Two months ago I made the decision to leave my full time job and take four months to invest in myself… present and future.
Tonight as I sat in the backyard, with Oona at my feet, Semi atop his ladder, a salad in my hands, I was awed. I bought the mixed greens last week at the farmers market. Since leaving my job, I have every Saturday off (unless I choose otherwise with self-employed efforts) and I have evolved into getting most of my food from local sources, with cash, looking it’s growers in the eyes.
Atop the greens were roasted beets, overflow from Caitlyn’s Community Share Agriculture (CSA) weekly produce allotment. It’s been less than 10 years since I realized I like beets. Pickled, from a local source, is what did the trick. Last week at Dianne’s house she explained how to roast them, from the root vegetable to enjoy them. Today was my first attempt at that… sautéed then baked in a cast iron pan, reclaimed from one of Errin and Kelly’s friends.
I also put brussel sprouts on there. Grown locally, bought at the farmers market, another veggie I learned to prepare from Dianne (and still don’t make super often). First I cooked the bacon in the cast iron skillet, added halved sprouts, and once browning threw in a bit of local honey. Bomb . com.
Errin taught me how to buy the best cheese from our local favorite, lifeline farms. Veggies topped with onion garlic cheese curds, recommended by a midwest curd expert… again… major win. Mix in my favorite pumpkin/cheddar crackers and it’s a foodie dream.

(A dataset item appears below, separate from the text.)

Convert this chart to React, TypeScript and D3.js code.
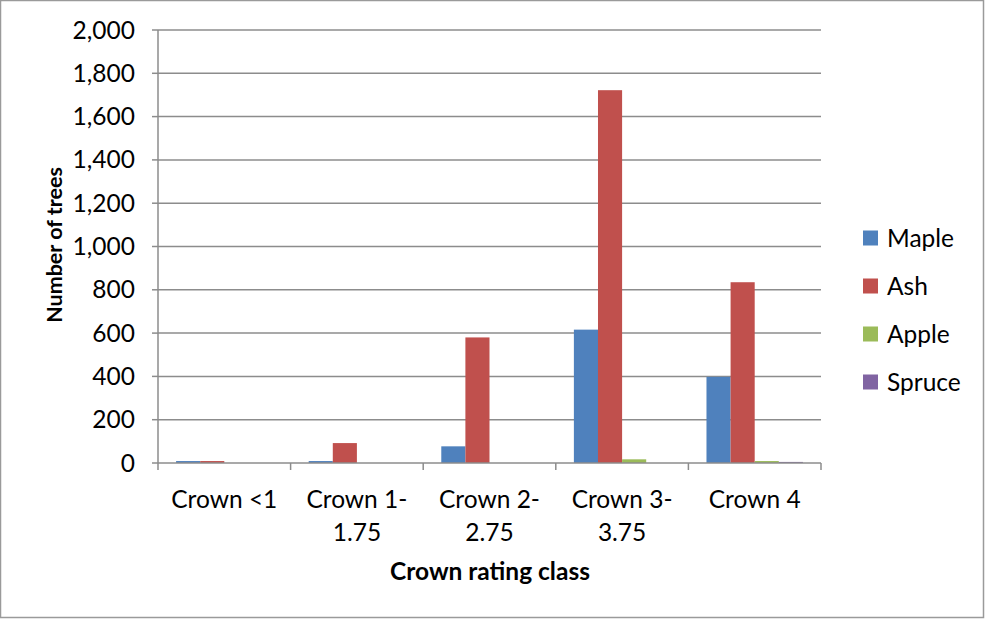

Prepared at home.
The zucchini muffins from Casey’s overflowing garden are still cooling.
About four months ago I started to experiment with food I rarely cooked… primarily meat. As an ovo-lacto vegetation from ages 14-29, the skill or habit of preparing or consuming meat is not a normal one for me. Hector used to bring me groceries his wife would get from the food bank when my budget and time were super tight at my old job. Often the surprise groceries included meat I was clueless about. Johannes, a call or text away, frequently gives me cooking advice from Calgary. In my life it’s a close second to not being able to cook with Grandma McDonald.

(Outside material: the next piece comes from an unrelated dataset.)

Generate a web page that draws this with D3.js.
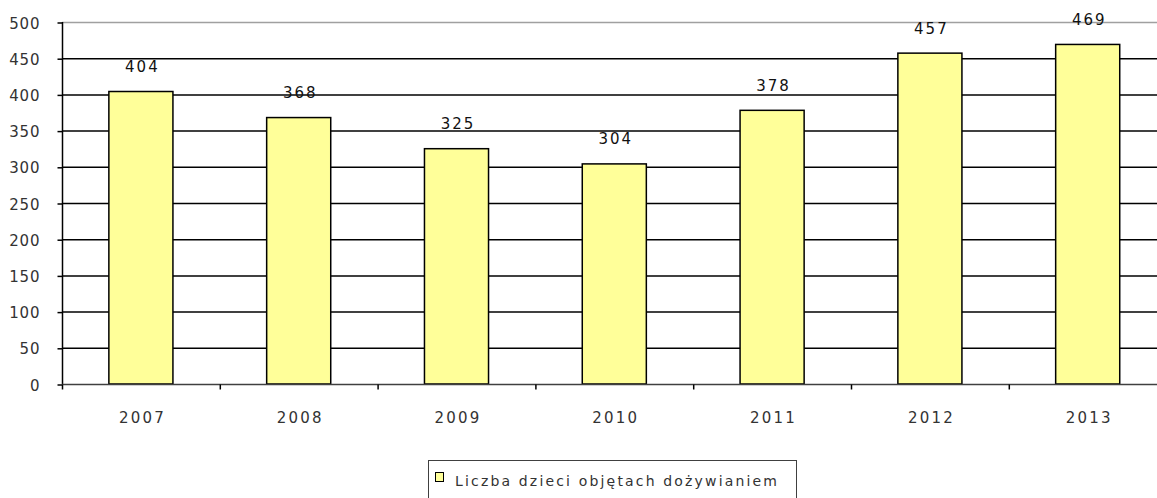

I’ve become reverent about food. And community. And nourishment. And how it’s all connected. This year I have begun to understand, and integrate, how and which things feed me. I am so thankful.
Today Nathan encouraged me to let go of loss. A day after the Sun enters Scorpio season, and a week before Halloween and Day of the Dead and Grandma McDonald’s birthday I thought, yeah… I suppose it’s the time to have peace with that.

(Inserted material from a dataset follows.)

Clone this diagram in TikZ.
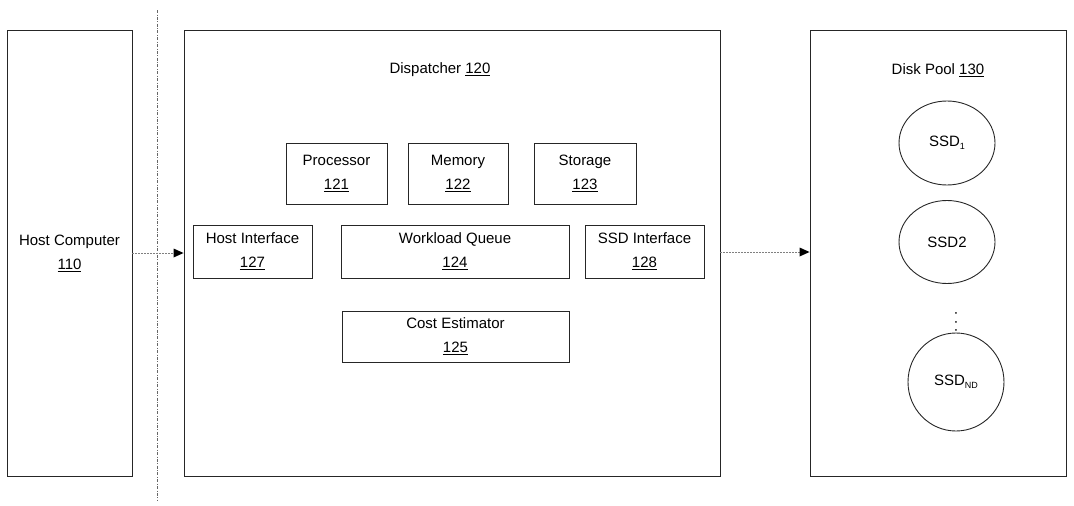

I saw a beautiful graphic three falls ago, of a colorful tree, shedding it’s leaves. Beside it, the words “The trees are about to show you just how beautiful letting go can be.” This fall, as I dance in the moonlight with Caitlyn, or debrief University course instruction with Libby, that could not feel more true.
I am in awe of how one idea can snowball into a life altering decision, and ultimately a string of growth meant to corral and keep me in the current of my own life and purpose. I am in awe of the community of nourishing love and support I have fought for and found. Most of all I am in awe of myself… for believing and being my dreams, present and future.